Al respecto del idioma, sin embargo, el balance que hacen los organismos especializados es “bastante bueno”, debido que las condiciones iniciales de aquellos llegados en 2015 eran particularmente difíciles, debido que el alemán es un idioma difícil de aprender para las personas de países en los que se habla árabe.
En lo que respecta a la delincuencia, otro indicador de integración, los datos desmienten un vínculo entre refugiados y crímenes terroristas. Una investigación realizada por el Brookings Institute indicó, puntualmente, que no había una conexión real entre los flujos de refugiados a Alemania y el supuesto aumento del crimen y los ataques terroristas. De hecho, reveló que los refugiados tienen más probabilidades de ser víctimas de violencia que de perpetrarla. Estadísticas oficiales muestran, además, un descenso constante en la tasa de número de crímenes por 100.000 habitantes desde 2015.

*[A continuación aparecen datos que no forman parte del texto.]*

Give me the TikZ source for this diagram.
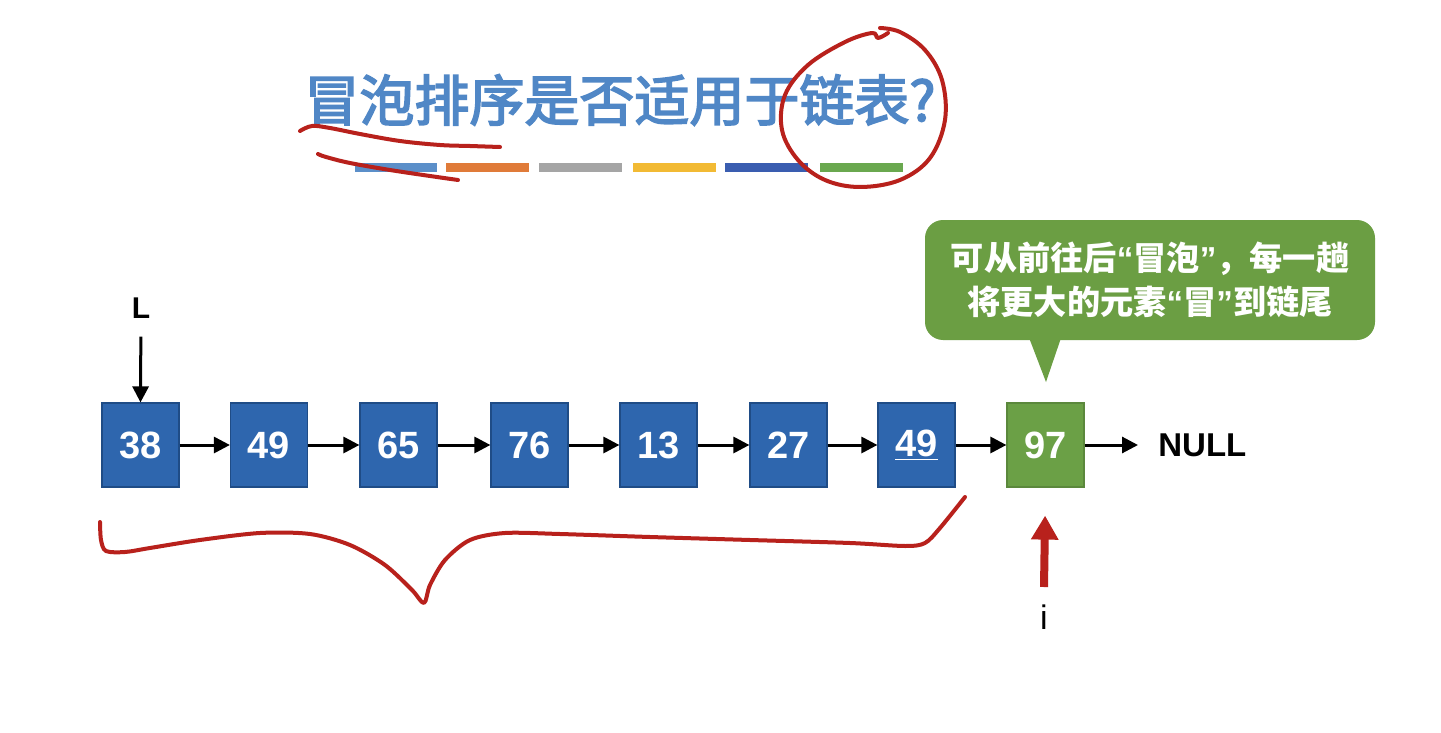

En suma, la política de acogida colocó a Angela Merkel en la delantera de las respuestas humanitarias a la crisis de refugiados, aunque le valió un desgaste que fue capitalizado por la extrema derecha de su país, reforzada tras una serie de atentados islamistas aislados, aunque aislada por el resto de los partidos políticos alemanes. Ahora, que la canciller dejará el poder después de 16 años, quedará por ver qué harán sus potenciales sucesores con su legado.